GSA 2020 Connects Online

Paper No. 162-3
Presentation Time: 6:00 PM

EVIDENCE FOR EXTENSIVE MELT-PRESENT DEFORMATION AND DISMEMBERING OF THE OVERLYING ALLOCHTHONOUS CRUST DURING LATE-GRENVILLIAN OROGENIC FLOW


LAMBERT, Christopher W., Civil, geological, mining engineering, Polytechnique, Montréal, 2900, boul. Édouard-Montpetit, Campus de l'Université de Montréal, Montreal, QC H3T 1J4, Canada, GERVAIS, Felix, Civil, geological, mining engineering, Polytechnique Montreal, 2900, boul. Édouard-Montpetit, Campus de l'Université de Montréal, 2500, chemin de Polytechnique, Montreal, QC H3T 1J4, Canada, CROWLEY, James L., Department of Geosciences, Boise State University, Boise, ID 83725 and MOUKHSIL, Abdelali, Ministère de l'Énergie et des Ressources naturelles, Quebec, QC G1H 6R1

The Grenville Province in Canada is subdivided into an Allochthonous Belt (AB), composed of Mesoproterozoic peri-cratonic to exotic rocks accreted to Laurentia that were deformed during the Ottawan (1090-1020 Ma) phase of the Grenvillian Orogeny, and a Parautochthonous Belt (PB), composed of Laurentian cratonic rocks and its metasedimentary cover that were reworked during the Rigolet (1010-960 Ma) phase. Recent conceptual models consider the Grenville as a Long-Hot Orogen involving phases of various channel flow modes during the Ottawan phase, followed by orogenic collapse and foreland-directed brittle-ductile thrusting in the PB during the Rigolet phase. This study aims at testing these models along a transect through the PB in western Quebec, where few recent studies have been conducted despite good exposure.

Six late- to syn-deformation granitic pegmatites and leucosomes were collected from highly migmatitic PB gneisses and isolated, decameter-to kilometer scale gneisses previously considered as klippen of the largely eroded AB, that now overly parts of the PB.

LA-ICPMS U-Pb zircon geochronology yields weighted mean 207Pb/206Pb Rigolet ages between 967 ± 6 Ma - 1013 ± 10 Ma for all six samples, revealing extensive melt-deformation during the Rigolet phase. In one outcrop, a interconnected and continuous network of gneissosity-parallel Rigolet veins in the PB footwall are traced into dykes that brecciate the overlying mafic rocks of the AB. In other outcrops, Rigolet pegmatites crosscut blocks of coherent AB rocks surrounded by migmatitic PB, whereas others simply consist of mafic boudins hosted in PB rocks. Our trace-element geochemical comparisons of these mafic units indicate they form part of the overlying AB rather than mafic dykes that intruded the pre-Grenvillian Laurentian basement. We interpret these observations to represent a complete dismembering cycle of the mafic unit from incipient intrusion to complete incorporation.

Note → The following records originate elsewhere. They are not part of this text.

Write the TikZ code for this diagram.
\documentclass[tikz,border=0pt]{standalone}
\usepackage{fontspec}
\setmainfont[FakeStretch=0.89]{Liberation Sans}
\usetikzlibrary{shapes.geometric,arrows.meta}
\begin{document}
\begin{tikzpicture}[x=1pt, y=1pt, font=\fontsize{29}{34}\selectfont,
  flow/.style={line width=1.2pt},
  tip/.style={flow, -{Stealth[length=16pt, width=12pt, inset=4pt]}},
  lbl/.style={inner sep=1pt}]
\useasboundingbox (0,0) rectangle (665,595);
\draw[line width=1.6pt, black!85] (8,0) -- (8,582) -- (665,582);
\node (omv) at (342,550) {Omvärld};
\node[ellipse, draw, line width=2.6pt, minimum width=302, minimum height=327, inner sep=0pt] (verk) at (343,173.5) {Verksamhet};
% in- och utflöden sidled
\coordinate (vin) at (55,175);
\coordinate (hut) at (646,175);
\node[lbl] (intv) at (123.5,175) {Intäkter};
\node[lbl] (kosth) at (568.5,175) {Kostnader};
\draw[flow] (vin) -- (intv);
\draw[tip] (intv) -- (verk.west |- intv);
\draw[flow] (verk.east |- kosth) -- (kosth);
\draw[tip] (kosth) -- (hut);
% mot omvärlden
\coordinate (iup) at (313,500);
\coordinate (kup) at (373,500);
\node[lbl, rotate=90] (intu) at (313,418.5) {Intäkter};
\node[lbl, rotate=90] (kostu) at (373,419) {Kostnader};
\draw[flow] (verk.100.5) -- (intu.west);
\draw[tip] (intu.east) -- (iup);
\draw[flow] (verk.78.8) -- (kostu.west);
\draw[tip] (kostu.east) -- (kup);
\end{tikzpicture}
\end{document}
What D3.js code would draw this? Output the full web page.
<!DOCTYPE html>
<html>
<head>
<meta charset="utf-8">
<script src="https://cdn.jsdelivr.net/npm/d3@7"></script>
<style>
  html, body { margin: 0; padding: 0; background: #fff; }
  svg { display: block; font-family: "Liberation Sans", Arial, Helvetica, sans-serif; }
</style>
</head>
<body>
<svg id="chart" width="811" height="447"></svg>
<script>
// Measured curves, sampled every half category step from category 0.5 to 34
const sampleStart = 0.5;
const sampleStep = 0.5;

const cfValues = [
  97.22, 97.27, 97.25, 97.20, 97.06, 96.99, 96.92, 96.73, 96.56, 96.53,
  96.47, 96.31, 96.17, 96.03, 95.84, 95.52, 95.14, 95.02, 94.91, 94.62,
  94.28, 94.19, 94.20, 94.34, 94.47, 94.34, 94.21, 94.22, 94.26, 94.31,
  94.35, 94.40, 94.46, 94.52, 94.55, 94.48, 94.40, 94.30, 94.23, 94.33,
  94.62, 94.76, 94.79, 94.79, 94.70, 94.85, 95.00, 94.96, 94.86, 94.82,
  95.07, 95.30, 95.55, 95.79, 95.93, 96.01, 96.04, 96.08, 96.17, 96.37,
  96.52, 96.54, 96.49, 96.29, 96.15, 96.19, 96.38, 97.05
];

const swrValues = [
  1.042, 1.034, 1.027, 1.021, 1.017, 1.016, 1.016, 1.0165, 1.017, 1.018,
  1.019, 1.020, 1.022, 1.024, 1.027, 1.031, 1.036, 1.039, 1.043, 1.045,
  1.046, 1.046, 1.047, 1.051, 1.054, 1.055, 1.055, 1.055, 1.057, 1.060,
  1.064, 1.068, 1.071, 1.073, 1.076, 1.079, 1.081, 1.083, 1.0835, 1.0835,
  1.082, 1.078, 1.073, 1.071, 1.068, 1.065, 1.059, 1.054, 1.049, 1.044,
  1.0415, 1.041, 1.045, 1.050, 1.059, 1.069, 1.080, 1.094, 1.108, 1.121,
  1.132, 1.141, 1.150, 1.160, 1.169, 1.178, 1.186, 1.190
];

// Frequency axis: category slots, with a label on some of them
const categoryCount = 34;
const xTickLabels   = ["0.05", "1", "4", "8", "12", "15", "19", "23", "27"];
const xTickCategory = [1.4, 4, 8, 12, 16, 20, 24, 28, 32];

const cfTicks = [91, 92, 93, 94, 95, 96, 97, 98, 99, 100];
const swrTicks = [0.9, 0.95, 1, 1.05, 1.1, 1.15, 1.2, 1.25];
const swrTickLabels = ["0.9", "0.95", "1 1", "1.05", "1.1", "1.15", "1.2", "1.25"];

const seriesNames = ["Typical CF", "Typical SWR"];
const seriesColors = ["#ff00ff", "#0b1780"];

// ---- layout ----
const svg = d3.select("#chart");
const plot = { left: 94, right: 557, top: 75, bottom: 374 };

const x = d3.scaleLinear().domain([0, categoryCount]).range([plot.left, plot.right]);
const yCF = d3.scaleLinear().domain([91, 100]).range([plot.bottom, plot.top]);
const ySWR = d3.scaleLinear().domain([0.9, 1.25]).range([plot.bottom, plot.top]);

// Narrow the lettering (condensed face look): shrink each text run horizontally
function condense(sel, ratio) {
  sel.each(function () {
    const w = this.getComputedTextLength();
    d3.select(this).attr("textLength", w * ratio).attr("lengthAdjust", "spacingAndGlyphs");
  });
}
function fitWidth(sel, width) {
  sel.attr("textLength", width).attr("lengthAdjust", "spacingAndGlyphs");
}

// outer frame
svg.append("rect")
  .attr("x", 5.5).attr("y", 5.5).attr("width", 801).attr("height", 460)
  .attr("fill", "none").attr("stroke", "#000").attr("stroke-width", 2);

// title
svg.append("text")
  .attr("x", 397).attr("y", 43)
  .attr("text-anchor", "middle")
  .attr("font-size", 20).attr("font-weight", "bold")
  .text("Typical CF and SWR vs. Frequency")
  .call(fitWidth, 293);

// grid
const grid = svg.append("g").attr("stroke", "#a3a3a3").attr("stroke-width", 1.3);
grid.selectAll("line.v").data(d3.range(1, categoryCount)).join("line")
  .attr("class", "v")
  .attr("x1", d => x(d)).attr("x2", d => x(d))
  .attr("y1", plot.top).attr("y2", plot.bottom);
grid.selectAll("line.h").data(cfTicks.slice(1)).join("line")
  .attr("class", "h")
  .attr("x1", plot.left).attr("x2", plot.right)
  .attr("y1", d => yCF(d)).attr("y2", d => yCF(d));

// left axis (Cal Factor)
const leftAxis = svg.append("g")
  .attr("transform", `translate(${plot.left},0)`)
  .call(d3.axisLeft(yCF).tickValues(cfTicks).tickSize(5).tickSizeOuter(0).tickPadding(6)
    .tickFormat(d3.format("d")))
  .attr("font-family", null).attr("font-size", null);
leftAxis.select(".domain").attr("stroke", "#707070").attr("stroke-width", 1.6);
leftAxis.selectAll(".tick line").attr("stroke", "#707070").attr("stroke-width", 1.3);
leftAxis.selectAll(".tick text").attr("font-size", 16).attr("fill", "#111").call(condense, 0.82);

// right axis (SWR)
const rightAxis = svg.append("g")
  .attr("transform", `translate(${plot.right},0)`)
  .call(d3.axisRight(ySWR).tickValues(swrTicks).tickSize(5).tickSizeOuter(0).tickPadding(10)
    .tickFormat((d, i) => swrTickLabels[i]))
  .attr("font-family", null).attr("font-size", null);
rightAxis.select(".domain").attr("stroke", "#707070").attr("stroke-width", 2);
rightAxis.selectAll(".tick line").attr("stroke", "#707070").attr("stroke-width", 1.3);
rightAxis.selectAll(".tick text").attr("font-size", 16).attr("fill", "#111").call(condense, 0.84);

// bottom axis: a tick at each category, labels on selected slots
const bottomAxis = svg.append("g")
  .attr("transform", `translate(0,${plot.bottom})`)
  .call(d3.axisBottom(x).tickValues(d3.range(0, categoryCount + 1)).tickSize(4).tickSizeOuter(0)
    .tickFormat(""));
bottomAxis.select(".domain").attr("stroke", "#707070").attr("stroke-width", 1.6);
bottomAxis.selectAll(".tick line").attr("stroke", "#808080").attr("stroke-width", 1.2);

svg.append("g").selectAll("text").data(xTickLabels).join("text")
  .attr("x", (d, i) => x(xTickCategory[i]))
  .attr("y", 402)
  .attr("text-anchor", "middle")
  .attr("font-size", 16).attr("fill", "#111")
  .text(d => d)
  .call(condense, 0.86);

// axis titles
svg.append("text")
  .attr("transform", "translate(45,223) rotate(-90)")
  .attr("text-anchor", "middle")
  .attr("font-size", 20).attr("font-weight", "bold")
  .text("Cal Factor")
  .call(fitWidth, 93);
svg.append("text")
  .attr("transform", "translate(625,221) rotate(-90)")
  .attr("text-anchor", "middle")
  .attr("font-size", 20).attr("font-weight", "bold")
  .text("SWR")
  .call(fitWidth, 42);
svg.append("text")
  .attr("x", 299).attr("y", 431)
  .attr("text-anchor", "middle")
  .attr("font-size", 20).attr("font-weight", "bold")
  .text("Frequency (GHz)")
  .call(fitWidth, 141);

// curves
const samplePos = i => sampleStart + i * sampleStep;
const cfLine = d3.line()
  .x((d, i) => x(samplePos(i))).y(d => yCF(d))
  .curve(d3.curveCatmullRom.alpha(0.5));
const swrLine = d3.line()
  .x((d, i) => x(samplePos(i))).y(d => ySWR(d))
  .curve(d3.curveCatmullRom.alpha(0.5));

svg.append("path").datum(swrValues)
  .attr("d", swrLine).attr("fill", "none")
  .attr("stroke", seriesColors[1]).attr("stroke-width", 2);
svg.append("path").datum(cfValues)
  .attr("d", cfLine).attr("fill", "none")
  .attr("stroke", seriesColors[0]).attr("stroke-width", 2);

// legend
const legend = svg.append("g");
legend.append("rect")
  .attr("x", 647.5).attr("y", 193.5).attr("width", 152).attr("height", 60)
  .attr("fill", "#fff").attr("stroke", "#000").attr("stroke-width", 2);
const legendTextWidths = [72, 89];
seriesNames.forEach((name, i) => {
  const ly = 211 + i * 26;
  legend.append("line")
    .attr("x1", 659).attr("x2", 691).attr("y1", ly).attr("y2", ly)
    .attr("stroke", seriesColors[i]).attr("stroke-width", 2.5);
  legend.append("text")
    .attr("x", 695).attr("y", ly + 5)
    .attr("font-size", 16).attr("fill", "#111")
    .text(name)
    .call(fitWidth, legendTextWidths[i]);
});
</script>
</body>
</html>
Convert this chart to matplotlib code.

These data indicate that these AB units, were not only intruded by Rigolet anatectic granite, but in places, were dismembered during deformation of the PB. Consequently, deformation of the PB in western Quebec may represent a mode of heterogenous ductile flow during the Rigolet phase of the orogeny that incorporated and dismembered part of the overlying AB.